[What is asked]
Extract only the first line of the listing and every line after it up to and including the one with "color=bgmid] (0,0) rectangle (2048,1536);". Omit the pictures.

[Raw data]
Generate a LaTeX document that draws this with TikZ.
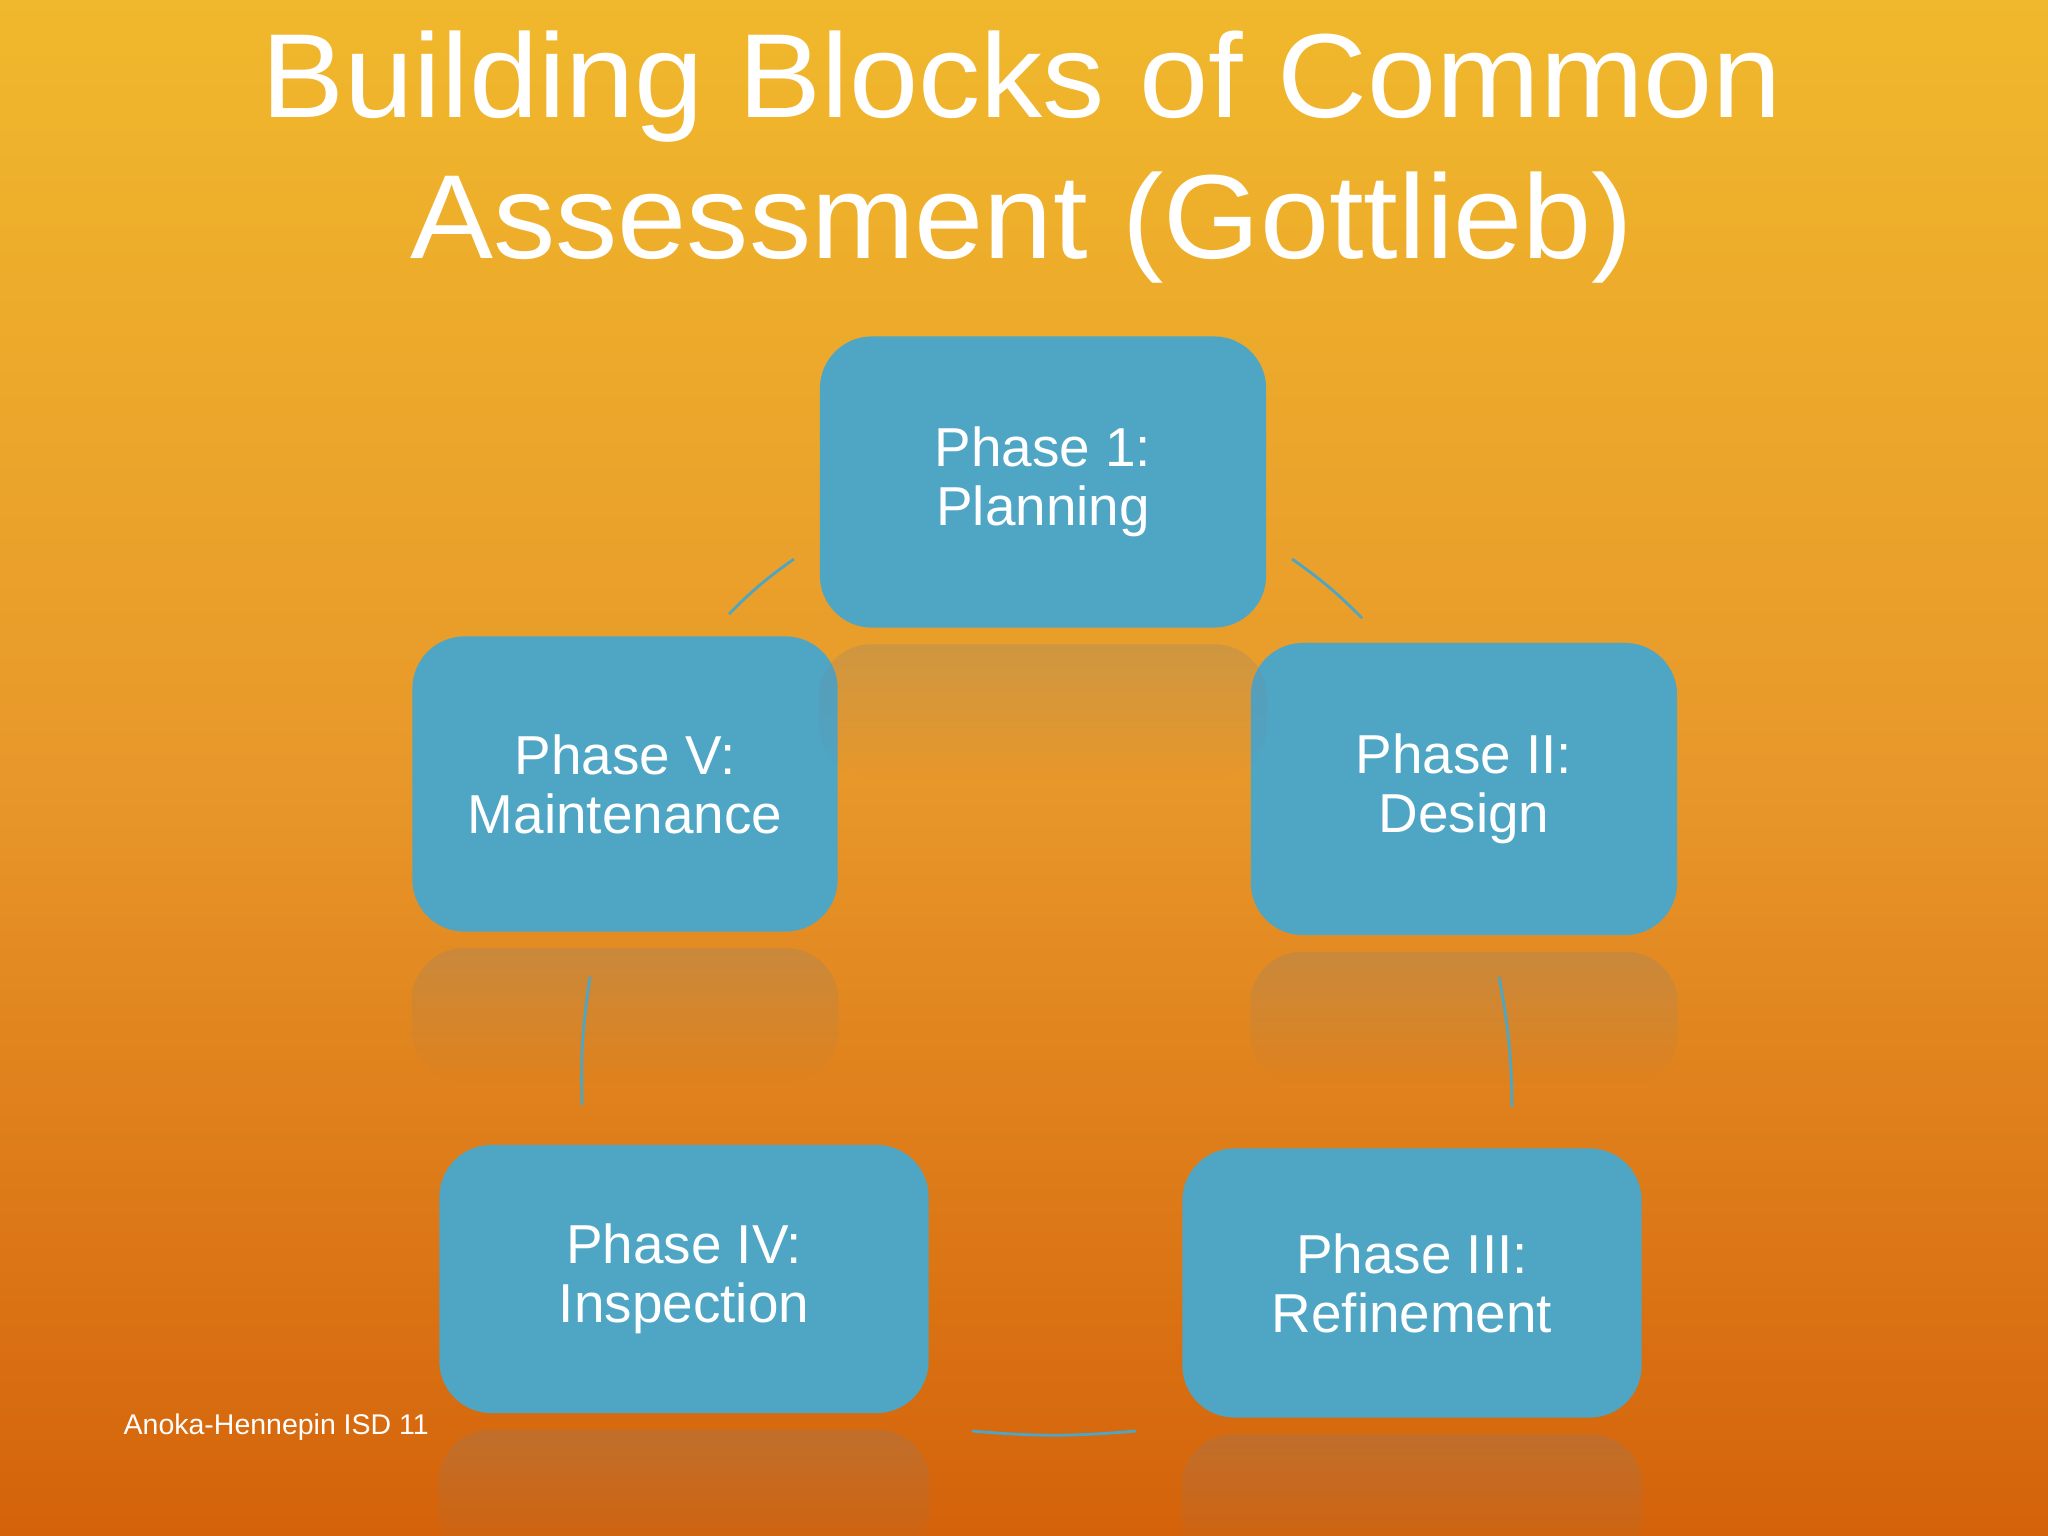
\documentclass[tikz,border=0pt]{standalone}
\usepackage{fontspec}
\setmainfont{Liberation Sans}
\newfontfamily\titlefont[FakeStretch=1.04]{Liberation Sans}
\usepackage{xcolor}
\usetikzlibrary{calc, fadings}

\definecolor{bgtop}{RGB}{240,184,44}
\definecolor{bgmid}{RGB}{232,152,42}
\definecolor{bgbot}{RGB}{212,98,10}
\definecolor{phaseblue}{RGB}{79,165,196}
\definecolor{mirror}{RGB}{120,130,140}

\begin{document}
\begin{tikzpicture}[x=0.01cm, y=-0.01cm,
    phasebox/.style={rectangle, rounded corners=0.52cm, fill=phaseblue, text=white,
        align=center, font=\fontsize{15.6}{16.8}\selectfont, inner sep=0pt},
    cyclearc/.style={draw=phaseblue, line width=0.8pt},
    reflectbox/.style={fill=mirror, fill opacity=0.24, rounded corners=0.52cm}]

    % background
    \useasboundingbox (0,0) rectangle (2048,1536);
    \shade[top color=bgtop, bottom color=bgbot, middle color=bgmid] (0,0) rectangle (2048,1536);

    % title
    \node[text=white, align=center, font=\titlefont\fontsize{34}{40}\selectfont, anchor=center] (title) at (1022,157) {
        Building Blocks of Common\\Assessment (Gottlieb)
    };

    % phases
    \node[phasebox, minimum width=4.46cm, minimum height=2.91cm] (plan) at (1043,482) {Phase 1:\\Planning};
    \node[phasebox, minimum width=4.26cm, minimum height=2.92cm] (design) at (1464,789) {Phase II:\\Design};
    \node[phasebox, minimum width=4.59cm, minimum height=2.69cm] (refine) at (1412,1283) {Phase III:\\Refinement};
    \node[phasebox, minimum width=4.89cm, minimum height=2.68cm] (insp) at (684,1279) {Phase IV:\\Inspection};
    \node[phasebox, minimum width=4.25cm, minimum height=2.95cm] (maint) at (625,784) {Phase V:\\Maintenance};

    % reflections
    \foreach \n in {plan, design, refine, insp, maint} {
        \fill[reflectbox, path fading=south] ($(\n.south west)+(0,16)$) rectangle ($(\n.south east)+(0,150)$);
    }

    % cycle arcs
    \coordinate (a1s) at (1292,559);
    \coordinate (a1e) at (1362,618);
    \coordinate (a2s) at (1499,977);
    \coordinate (a2e) at (1512,1107);
    \coordinate (a3s) at (1136,1431);
    \coordinate (a3e) at (972,1431);
    \coordinate (a4s) at (582,1105);
    \coordinate (a4e) at (590,977);
    \coordinate (a5s) at (729,614);
    \coordinate (a5e) at (794,559);
    \foreach \s/\e in {a1s/a1e, a2s/a2e, a3s/a3e, a4s/a4e, a5s/a5e} {
        \draw[cyclearc] (\s) to[bend left=5] (\e);
    }

    % footer
    \node[text=white, font=\fontsize{8.1}{9}\selectfont, anchor=base west, inner sep=0pt] (footer) at (123,1434) {Anoka-Hennepin ISD 11};
\end{tikzpicture}
\end{document}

[The result]
Generate a LaTeX document that draws this with TikZ.
\documentclass[tikz,border=0pt]{standalone}
\usepackage{fontspec}
\setmainfont{Liberation Sans}
\newfontfamily\titlefont[FakeStretch=1.04]{Liberation Sans}
\usepackage{xcolor}
\usetikzlibrary{calc, fadings}

\definecolor{bgtop}{RGB}{240,184,44}
\definecolor{bgmid}{RGB}{232,152,42}
\definecolor{bgbot}{RGB}{212,98,10}
\definecolor{phaseblue}{RGB}{79,165,196}
\definecolor{mirror}{RGB}{120,130,140}

\begin{document}
\begin{tikzpicture}[x=0.01cm, y=-0.01cm,
    phasebox/.style={rectangle, rounded corners=0.52cm, fill=phaseblue, text=white,
        align=center, font=\fontsize{15.6}{16.8}\selectfont, inner sep=0pt},
    cyclearc/.style={draw=phaseblue, line width=0.8pt},
    reflectbox/.style={fill=mirror, fill opacity=0.24, rounded corners=0.52cm}]

    % background
    \useasboundingbox (0,0) rectangle (2048,1536);
    \shade[top color=bgtop, bottom color=bgbot, middle color=bgmid] (0,0) rectangle (2048,1536);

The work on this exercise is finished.